Trump’s plunder doctrine seems to be alive and well:

President Trump, searching for a reason to keep the United States in Afghanistan after 16 years of war, has latched on to a prospect that tantalized previous administrations: Afghanistan’s vast mineral wealth, which his advisers and Afghan officials have told him could be profitably extracted by Western companies.

Prolonging America’s longest war would be a serious mistake for Trump no matter what the reason for it is, but to do it for the sake of resource extraction is remarkably foolish. No American security interest is still served by continuing the war in Afghanistan. Americans shouldn’t be sent to Afghanistan to fight and die for the benefit of mining companies. Indeed, the U.S. should be looking for ways to extricate itself from its open-ended war as soon as possible rather than trying to find excuses to stay. Trump would be wrong to do this, but it is unfortunately consistent with his “take the oil” approach to conflicts in Iraq and Libya. He doesn’t seem to see anything wrong with protracted foreign wars so long as the U.S. can “get” something tangible out of it, and like the crony capitalist that he is he has no problem using public resources to facilitate private gain.

It is also a fool’s errand:

None of these hurdles has been removed in the last eight years, according to former officials, and some have worsened. They warn that the Trump administration is fooling itself if it believes that extracting minerals is a panacea for Afghanistan’s myriad ills.

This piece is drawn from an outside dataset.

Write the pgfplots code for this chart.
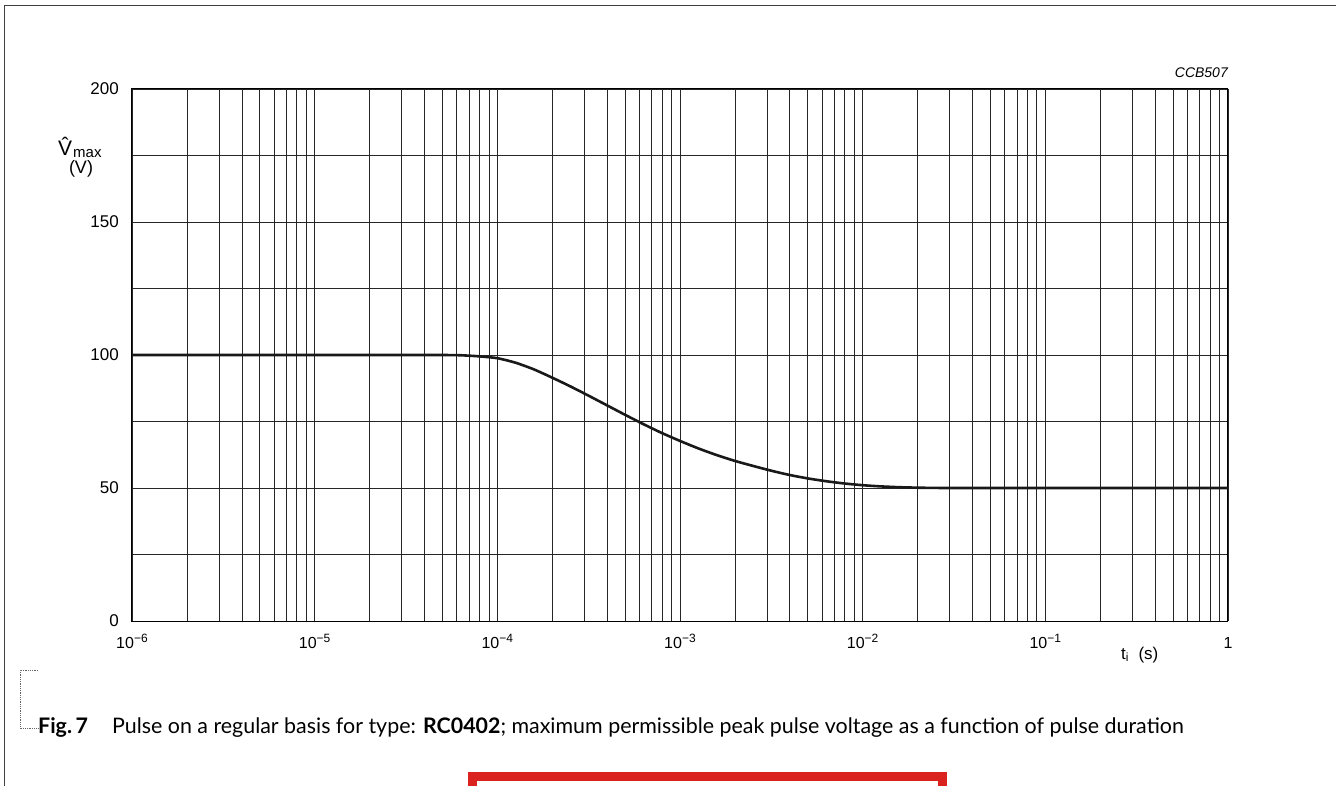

“It would be dangerous to use the potential for resource exploitation as a selling point for military engagement,” said Laurel Miller, a senior analyst at RAND who served until last month as the State Department’s special representative for Afghanistan and Pakistan. “The barriers to entry are really quite considerable, and that kind of argument could fuel suspicion about America’s real intentions in Afghanistan.”